Okay, I think I see what's happening now. I was previously having so much trouble following your work because I couldn't figure out where the λ=h/√(2m₀K) relationship came from. (I've never used that equation before, myself.)

I finally figured out that [itex] p = \sqrt{2m_0 K} [/itex] is only an approximation, and it's only relevant a non-relativistic speeds, [itex] v \ll c [/itex] (when the kinetic energy is negligible compared to the rest-mass energy).

See here for details: http://hyperphysics.phy-astr.gsu.edu/hbase/quantum/debrog2.html#c2.

The gist of it is that at relativistic energies, [itex] p = \sqrt{2m_0 K} [/itex] is not valid (and that's why things weren't working out for you). Instead, you'd need to use [itex] p = \frac{\sqrt{K^2 + 2m_0 Kc^2}}{c} [/itex]

The approximation comes in when K is very small compared to m₀c². Then the K² term can be ignored, and it the approximation for p comes out to be what you were using. But you can't do that for this problem since the kinetic energy is really large. It's equal to the rest mass energy in the first case, and double the rest mass energy in the second. (Definitely relativistic.)
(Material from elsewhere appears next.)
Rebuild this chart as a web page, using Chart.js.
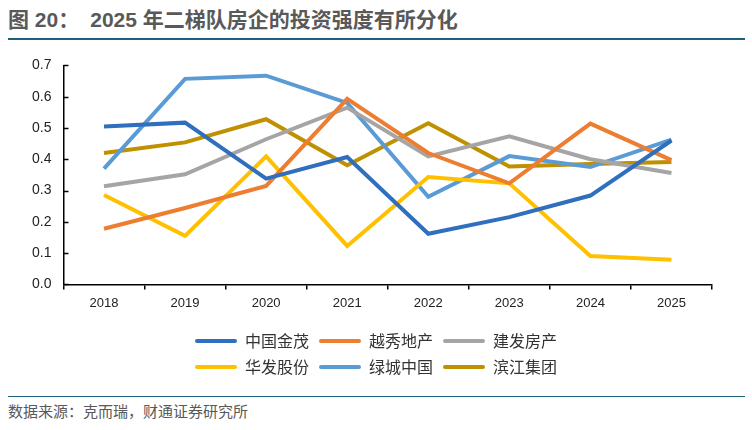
<!DOCTYPE html>
<html>
<head>
<meta charset="utf-8">
<script src="https://cdn.jsdelivr.net/npm/chart.js@4/dist/chart.umd.min.js"></script>
<style>
  body { margin: 0; width: 752px; height: 430px; background: #fff; position: relative; overflow: hidden; }
  .title {
    position: absolute; left: 8px; top: 5px; width: 737px; height: 33px;
    border-bottom: 2px solid #1f5f7f;
    font: bold 21px 'Liberation Sans', 'Noto Sans CJK SC', sans-serif; color: #595959; line-height: 30px;
  }
  .title .gap { display: inline-block; width: 11px; }
  .chart-view { position: absolute; left: 0; top: 45px; width: 752px; height: 345px; }
  .footer {
    position: absolute; left: 8px; top: 396px; width: 737px;
    border-top: 1.5px solid #1f5f7f;
    font: 15px 'Noto Sans CJK SC', sans-serif; color: #595959; padding-top: 3px;
  }
</style>
</head>
<body>
<div class="title">图 20：<span class="gap"></span>2025 年二梯队房企的投资强度有所分化</div>
<div class="chart-view"><canvas class="chart"></canvas></div>
<div class="footer">数据来源：克而瑞，财通证券研究所</div>
<script>
const years = ['2018', '2019', '2020', '2021', '2022', '2023', '2024', '2025'];
const jinmao = [0.505, 0.517, 0.338, 0.407, 0.162, 0.215, 0.284, 0.46];
const yuexiu = [0.178, 0.244, 0.315, 0.593, 0.42, 0.323, 0.514, 0.397];
const jianfa = [0.314, 0.352, 0.464, 0.565, 0.409, 0.473, 0.40, 0.356];
const huafa = [0.286, 0.155, 0.409, 0.123, 0.343, 0.323, 0.091, 0.079];
const greentown = [0.37, 0.657, 0.667, 0.58, 0.28, 0.41, 0.375, 0.463];
const binjiang = [0.42, 0.454, 0.528, 0.381, 0.515, 0.377, 0.385, 0.391];
const yTicks = [0, 0.1, 0.2, 0.3, 0.4, 0.5, 0.6, 0.7];

const series = [
  { label: '中国金茂', data: jinmao, color: '#2f6fbd' },
  { label: '越秀地产', data: yuexiu, color: '#ed7d31' },
  { label: '建发房产', data: jianfa, color: '#a5a5a5' },
  { label: '华发股份', data: huafa, color: '#ffc000' },
  { label: '绿城中国', data: greentown, color: '#5b9bd5' },
  { label: '滨江集团', data: binjiang, color: '#bf9000' },
];

Chart.defaults.font.family = `'Liberation Sans', Arial, sans-serif`;
Chart.defaults.color = '#222';

// legend in two rows of three, centred, with a little extra room above it
const LEGEND_WIDTH = 420;
const LEGEND_GAP = 6;
const LEGEND_SHIFT = 10;
const legendRows = {
  id: 'legendRows',
  beforeLayout(chart) {
    const legend = chart.legend;
    if (!legend || legend._rowsPatched) return;
    const originalFit = legend.fit;
    const originalDraw = legend._draw;
    legend.fit = function fit() {
      const fullWidth = this.maxWidth;
      this.maxWidth = LEGEND_WIDTH;
      originalFit.call(this);
      this.maxWidth = fullWidth;
      this.width = fullWidth;
      this.height += LEGEND_GAP;
    };
    legend._draw = function draw() {
      const { left, right, width, top } = this;
      this.left = (left + right - LEGEND_WIDTH) / 2 + LEGEND_SHIFT;
      this.right = this.left + LEGEND_WIDTH;
      this.width = LEGEND_WIDTH;
      this.top = top + LEGEND_GAP;
      originalDraw.call(this);
      Object.assign(this, { left, right, width, top });
    };
    legend._rowsPatched = true;
  },
};

// y tick marks point into the plot
const innerTicks = {
  id: 'innerTicks',
  afterDraw(chart) {
    const y = chart.scales.y;
    const ctx = chart.ctx;
    ctx.save();
    ctx.strokeStyle = '#000';
    ctx.lineWidth = 1.5;
    yTicks.forEach(v => {
      const py = Math.round(y.getPixelForValue(v)) + 0.5;
      ctx.beginPath();
      ctx.moveTo(y.right, py);
      ctx.lineTo(y.right + 5, py);
      ctx.stroke();
    });
    ctx.restore();
  },
};

const config = {
  type: 'line',
  data: {
    labels: years,
    datasets: series.map(s => ({
      label: s.label,
      data: s.data,
      borderColor: s.color,
      backgroundColor: s.color,
      borderWidth: 4,
      pointRadius: 0,
      tension: 0,
    })),
  },
  plugins: [legendRows, innerTicks],
  options: {
    responsive: true,
    maintainAspectRatio: false,
    animation: false,
    layout: { padding: { left: 20, right: 40, top: 7, bottom: 5 } },
    plugins: {
      tooltip: { enabled: false },
      legend: {
        position: 'bottom',
        labels: {
          boxWidth: 42,
          boxHeight: 4,
          padding: 10,
          color: '#333',
          font: { family: `'Noto Sans CJK SC', sans-serif`, size: 16 },
          generateLabels(chart) {
            return Chart.defaults.plugins.legend.labels.generateLabels(chart)
              .map(l => ({ ...l, lineWidth: 0, borderRadius: 2 }));
          },
        },
      },
    },
    scales: {
      x: {
        offset: true,
        grid: { offset: true, drawOnChartArea: false, tickLength: 5, color: '#000', lineWidth: 1.5 },
        border: { color: '#000', width: 1.5 },
        ticks: { font: { size: 13 }, padding: 6, color: '#222' },
      },
      y: {
        min: 0,
        max: 0.7,
        afterBuildTicks(scale) {
          scale.ticks = yTicks.map(v => ({ value: v }));
        },
        grid: { display: false, drawTicks: false },
        border: { color: '#000', width: 1.5 },
        ticks: {
          font: { size: 14 },
          padding: 12,
          color: '#222',
          callback: v => Number(v).toFixed(1),
        },
      },
    },
  },
};

new Chart(document.querySelector('.chart'), config);
</script>
</body>
</html>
On the other hand, even without using the approximation, it can be shown that [itex] p = \frac{\sqrt{K^2 + 2m_0 Kc^2}}{c} = \gamma m_0 v^2[/itex] which is much easier to work with. (Well, whether it's easier or not for this particular problem is debatable. But as I mentioned before, there are a number of ways to do this problem.)

 

[The Head]

Okay, that makes a lot more sense now! I definitely didn't realize the limits on that equation. I really appreciate you taking the time to help me with this problem-- thank you!